Student Research at SUNY Geneseo

So, you want to do research in a Biology Professor's lab?

Be sure to check out our Faculty Lightning Talks from Friday, 5/7/2021

Complete a Google application for consideration by 11:59 p.m. on August 31, 2021. If you are not matched for a research experience on this round of applications, please keep your eyes open for more opportunities to apply. Be sure to regularly visit the link to current available research positions below. You can also reach out to professors directly regarding research opportunities.

* Please be aware that students who do research credit will earn BIOL 299 credit and will be graded on a Satisfactory/Unsatisfactory basis for the first semester (this S/U credit does NOT count toward the Biology major elective credits). Students who complete BIOL 299 with an S grade are eligible to enroll in BIOL 399, and those who complete BIOL 399 are eligible to enroll in BIOL 396. Completion of BIOL 299, BIOL 399, and BIOL 396 in the same research lab will count towards one of the upper level lab requirements. 

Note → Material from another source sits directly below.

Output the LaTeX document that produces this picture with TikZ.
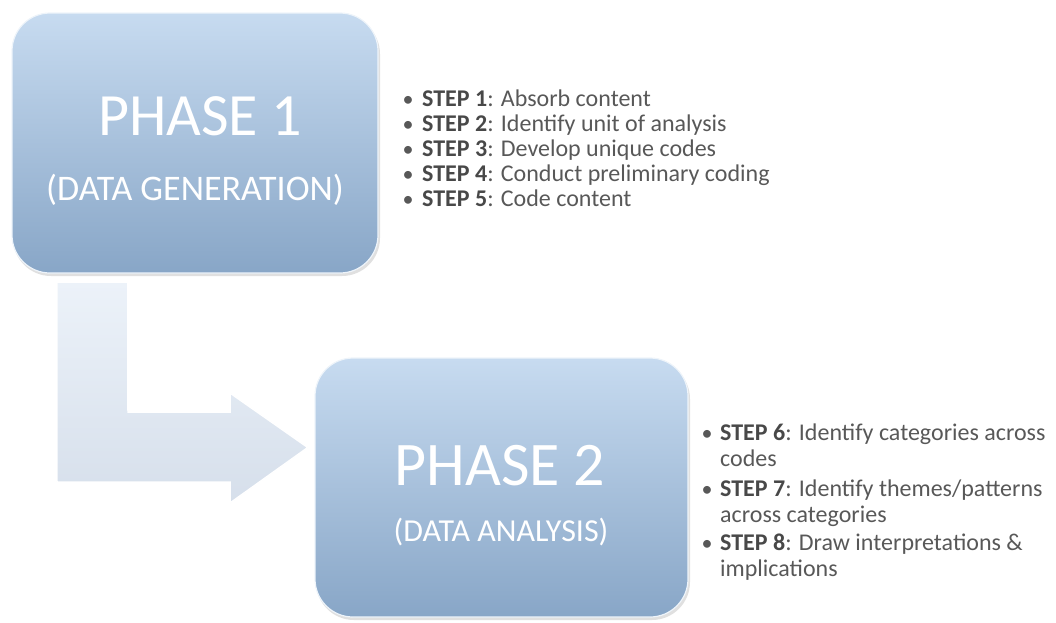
\documentclass[tikz,border=0pt]{standalone}
\usepackage{fontspec}
\setmainfont{Carlito}
\usetikzlibrary{calc}
\definecolor{boxtop}{RGB}{199,219,240}
\definecolor{boxbot}{RGB}{136,166,199}
\definecolor{arrtop}{RGB}{236,242,249}
\definecolor{arrbot}{RGB}{214,223,235}
\definecolor{steptext}{RGB}{88,88,88}
\definecolor{stepbold}{RGB}{72,72,72}
\tikzset{
  phasebox/.style={rounded corners=38pt, top color=boxtop, bottom color=boxbot, draw=white!70!boxtop, line width=1.2pt},
  boxshadow/.style={rounded corners=38pt, fill=black!12},
  bigtitle/.style={text=white, font=\fontsize{60}{70}\selectfont, anchor=base, inner sep=0pt},
  subtitle/.style={text=white, font=\fontsize{36}{40}\selectfont, anchor=base, inner sep=0pt},
  stepline/.style={text=steptext, font=\fontsize{24}{25}\selectfont, anchor=base west, inner sep=0pt},
  stepline2/.style={text=steptext, font=\fontsize{24}{26}\selectfont, anchor=base west, inner sep=0pt},
  bul/.style={text=steptext, anchor=base, inner sep=0pt, font=\fontsize{22}{25}\selectfont},
  blockarrow/.style={top color=arrtop, bottom color=arrbot, draw=white, line width=1.5pt, line join=miter}
}
\newcommand{\stp}[1]{\textbf{\color{stepbold}STEP #1}}
\begin{document}
\begin{tikzpicture}[x=1pt,y=-1pt]
\useasboundingbox (0,0) rectangle (1056,622);
% boxes
\path[boxshadow] (13,16) rectangle (380,276);
\path[phasebox] (12,13) rectangle (378,273);
\node[inner sep=0pt, minimum width=366pt, minimum height=260pt] (box1) at (195,143) {};
\path[boxshadow] (316,361) rectangle (690,620);
\path[phasebox] (315,358) rectangle (688,617);
\node[inner sep=0pt, minimum width=373pt, minimum height=259pt] (box2) at (501.5,487.5) {};
% block arrow from box1 to box2
\coordinate (astart) at ($(box1.south west)+(45,9)$);
\coordinate (atip) at ($(box2.west)+(-7,-40)$);
\path[blockarrow] (astart) -- ++(71,0) -- (128,412) -- (230,412) -- (230,393) -- (atip) -- (230,503) -- (230,482) -- (57,482) -- cycle;
% titles
\node[bigtitle] (p1) at (200,135) {PHASE 1};
\node[subtitle] (p1s) at (195,200) {(DATA GENERATION)};
\node[bigtitle, font=\fontsize{62}{70}\selectfont] (p2) at (500,485) {PHASE 2};
\node[subtitle, font=\fontsize{32}{40}\selectfont] (p2s) at (501,541) {(DATA ANALYSIS)};
% phase 1 steps
\foreach \y/\n/\t in {106/1/Absorb content, 131/2/Identify unit of analysis, 156/3/Develop unique codes, 181/4/Conduct preliminary coding, 206/5/Code content}{
  \node[bul] (b\n) at (408,\y) {•};
  \node[stepline] (s\n) at (422,\y) {\stp{\n}: \t};
}
% phase 2 steps
\node[bul] (b6) at (707,440) {•};
\node[stepline2] (s6) at (720,440) {\stp{6}: Identify categories across};
\node[stepline2] (s6b) at (720,466) {codes};
\node[bul] (b7) at (707,496) {•};
\node[stepline2] (s7) at (720,496) {\stp{7}: Identify themes/patterns};
\node[stepline2] (s7b) at (720,522) {across categories};
\node[bul] (b8) at (707,550) {•};
\node[stepline2] (s8) at (720,550) {\stp{8}: Draw interpretations \&};
\node[stepline2] (s8b) at (720,576) {implications};
\end{tikzpicture}
\end{document}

Currently available research positions.

Here are the steps we generally recommend you take:

  1. It's best to begin investigating research opportunities during your sophomore year and begin the research during your junior year. You, of course, can begin earlier or later!
  2. Decide whether you really want to commit to doing research. Research is generally rewarding and challenging. Speak with your advisor if you would like to learn more about "graduating with Biology honors" which requires completing the honors program and honors thesis.
  3. Determine which professor appears to be the best qualified person to supervise you and your research. Start with the information provided by faculty members.  Talk to them in person or begin your search by browsing faculty websites. Talking to students in these labs also is really helpful.
  4. Determine whether there is room for you in the faculty member's lab. It's possible there is no room. If you are hardworking and have demonstrated the ability to work independently, you may have better luck. Note that some professors have ongoing projects with which students are involved, while other professors support students doing fully independent projects. Sometimes there are both going on at the same time.
  5. Arrange a time to meet with the professor to discuss research opportunities. Offer to provide an informal research plan or proposal. A research plan (no more than one page) will help convince the professor you are serious about research (it'll likely be modified later). This might be best based on what other students have done in that professor's lab. Check the professor's website to refine your ideas.
  6. Plan to complete your research project by presenting the work on G.R.E.A.T Day or at a professional conference and/or publish your science in a scientific journal.